The theory and practice of molecular ecology draw on a number of subjects, particularly genetics, ecology and evolutionary biology. Although the foundations of molecular ecology are not particularly new, it did not emerge until the 1980s as the discipline that we now recognize. Since that time the growth of molecular ecology has been explosive, in part because molecular data are becoming increasingly accessible and also because it is, by its very nature, a collaborative discipline. Molecular ecology is now a broad area of research that embraces topics as varied as population genetics, conservation genetics, molecular evolution, behavioural ecology and biogeography, and has added much to our understanding of ecology. Researchers in molecular ecology now routinely publish their work in a wide range of ecological and evolutionary journals (including Molecular Ecology, first published in 1992), and also in more general publications such as Science and Nature.
Although somewhat varied, the areas of research within molecular ecology are united by the fact that they all use molecular genetic data to help us understand the ecology and evolution of organisms in the wild. Although there are many excellent texts that cover general ecology and evolution, there is currently a shortage of books that provide a comprehensive overview of molecular ecology. The most important goal of this book, therefore, has been to present molecular genetics, population genetics and applied molecular ecology in a logical and uncomplicated — but not oversimplified — manner, using up-to-date examples from a wide range of taxa. This text is aimed at upper-level undergraduate and postgraduate students, as well as at researchers who may be relatively new to molecular ecology or are thinking about different ways to address their research questions using molecular data.

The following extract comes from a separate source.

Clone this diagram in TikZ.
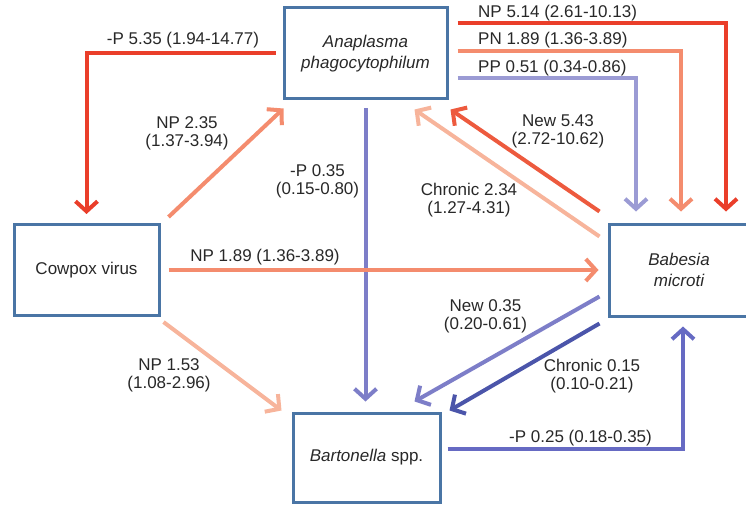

Each chapter may be read in isolation, but there is a structure to the book that should be particularly useful to students who read the text in its entirety. The first two chapters provide a brief history of molecular ecology and a review of genetics, followed by an overview of molecular markers and the types of data they generate. Chapters 3 and 4 then build on this foundation by looking at ways in which molecular data can be used to characterize single and multiple populations. Having read Chapters 1–4, readers should have a good understanding of the relevant theory and practice behind molecular markers and population genetics.
Chapter 5 then builds on this by adding an explicit evolutionary component within the context of phylogeography. Chapters 6 and 7 then focus on two additional, specific applications of molecular ecology, namely behavioural ecology and conservation genetics. Finally, chapter 8 provides a more general overview of the practical applications of molecular ecology, paying particular attention to questions surrounding law enforcement, agriculture and fishing, which will be of interest to biologists and non-biologists alike.
As an aid to the reader, each chapter is followed by a summary, a list of useful websites and software and some recommended further reading. Suggestions for further reading also can, of course, come from the extensive reference list at the end of the book. There are review questions after each chapter that students can use to identify key points and test their knowledge. There is also a glossary at the end of the book, and glossary words are highlighted in bold when they first appear in the text. An ongoing website (www.wiley.com/go/freeland) will be maintained upon which corrections and new developments will be reported, and from which figures that may be used as teaching aids, can be downloaded.